▶ _DATA SECTION_:
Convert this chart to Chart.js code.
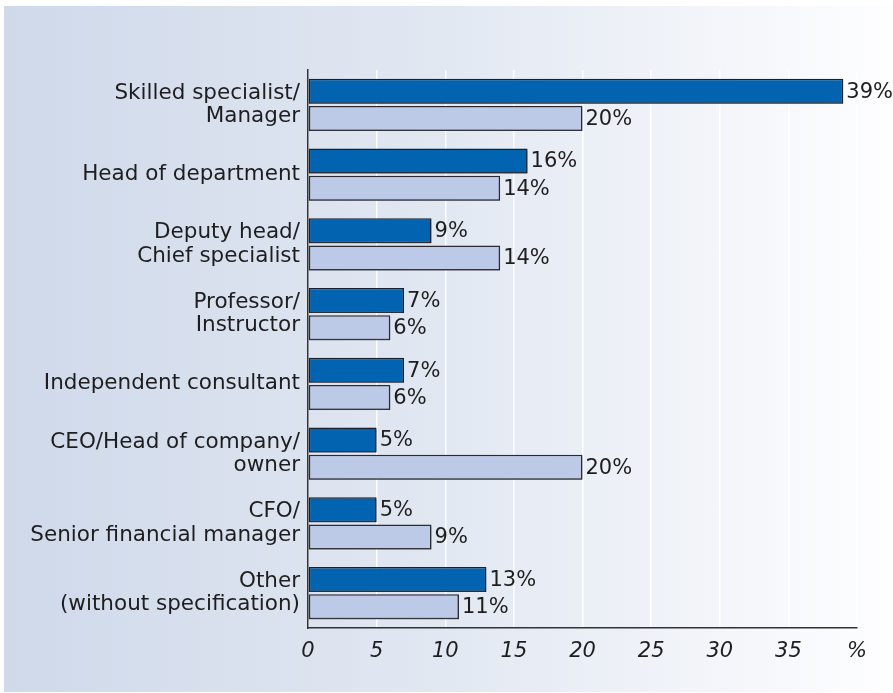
<!DOCTYPE html>
<html lang="en">
<head>
<meta charset="UTF-8">
<title>Position in company</title>
<style>
    body { margin: 0; background: #fff; }
    .panel {
        position: absolute; left: 4px; top: 6px; width: 889px; height: 686px;
        background: linear-gradient(to right, #cfd9ea 0%, #e2e8f2 50%, #fefeff 100%);
    }
    canvas { position: absolute; left: 0; top: 0; }
</style>
</head>
<body>
<div class="panel"></div>
<canvas id="chart" width="893" height="693"></canvas>

<script src="https://cdn.jsdelivr.net/npm/chart.js@4/dist/chart.umd.min.js"></script>
<script>
    const categories = [
        ['Skilled specialist/', 'Manager'],
        'Head of department',
        ['Deputy head/', 'Chief specialist'],
        ['Professor/', 'Instructor'],
        'Independent consultant',
        ['CEO/Head of company/', 'owner'],
        ['CFO/', 'Senior financial manager'],
        ['Other', '(without specification)']
    ];
    const darkValues = [39, 16, 9, 7, 7, 5, 5, 13];
    const lightValues = [20, 14, 14, 6, 6, 20, 9, 11];
    const xTickLabels = ['0', '5', '10', '15', '20', '25', '30', '35', '%'];

    const FONT = '"DejaVu Sans", sans-serif';

    // small drop shadow under the bars
    const barShadow = {
        id: 'barShadow',
        beforeDatasetsDraw(chart) {
            const ctx = chart.ctx;
            ctx.save();
            ctx.shadowColor = 'rgba(60, 60, 70, 0.55)';
            ctx.shadowOffsetX = 0;
            ctx.shadowOffsetY = 2;
            ctx.shadowBlur = 0;
        },
        afterDatasetsDraw(chart) {
            chart.ctx.restore();
        }
    };

    const valueLabels = {
        id: 'valueLabels',
        afterDatasetsDraw(chart) {
            const ctx = chart.ctx;
            ctx.save();
            ctx.font = '21px ' + FONT;
            ctx.fillStyle = '#1e1e1e';
            ctx.textBaseline = 'middle';
            chart.data.datasets.forEach((ds, i) => {
                chart.getDatasetMeta(i).data.forEach((bar, j) => {
                    ctx.fillText(ds.data[j] + '%', bar.x + 3, bar.y + 1);
                });
            });
            ctx.restore();
        }
    };

    new Chart(document.getElementById('chart'), {
        type: 'bar',
        data: {
            labels: categories,
            datasets: [{
                label: 'Series 1',
                data: darkValues,
                backgroundColor: '#0263b0',
                borderColor: '#16202e',
                borderWidth: 1.5,
                borderSkipped: false,
                categoryPercentage: 0.78,
                barPercentage: 0.92
            }, {
                label: 'Series 2',
                data: lightValues,
                backgroundColor: '#bccae8',
                borderColor: '#2a2a30',
                borderWidth: 1.5,
                borderSkipped: false,
                categoryPercentage: 0.78,
                barPercentage: 0.92
            }]
        },
        options: {
            indexAxis: 'y',
            responsive: false,
            animation: false,
            layout: { padding: { top: 70, right: 36, left: 0, bottom: 0 } },
            plugins: {
                legend: { display: false },
                tooltip: { enabled: false }
            },
            scales: {
                x: {
                    min: 0,
                    max: 40,
                    ticks: {
                        stepSize: 5,
                        padding: 11,
                        color: '#1e1e1e',
                        font: { family: FONT, size: 21, style: 'italic' },
                        callback: (v, i) => xTickLabels[i]
                    },
                    grid: { color: 'rgba(255,255,255,0.95)', lineWidth: 1.5, drawTicks: false },
                    border: { color: '#333', width: 1.5 },
                    afterFit(scale) { scale.height = 65; }
                },
                y: {
                    ticks: {
                        padding: 8,
                        color: '#1e1e1e',
                        font: { family: FONT, size: 21.5, lineHeight: 1.08 }
                    },
                    grid: { display: false, drawTicks: false },
                    border: { color: '#333', width: 1.5 },
                    afterFit(scale) { scale.width = 308; }
                }
            }
        },
        plugins: [barShadow, valueLabels]
    });
</script>
</body>
</html>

▶ _TO BE DONE_: Provide only the count of lines in the data above that include the string "chart".

▶ _RESPONSE_: 12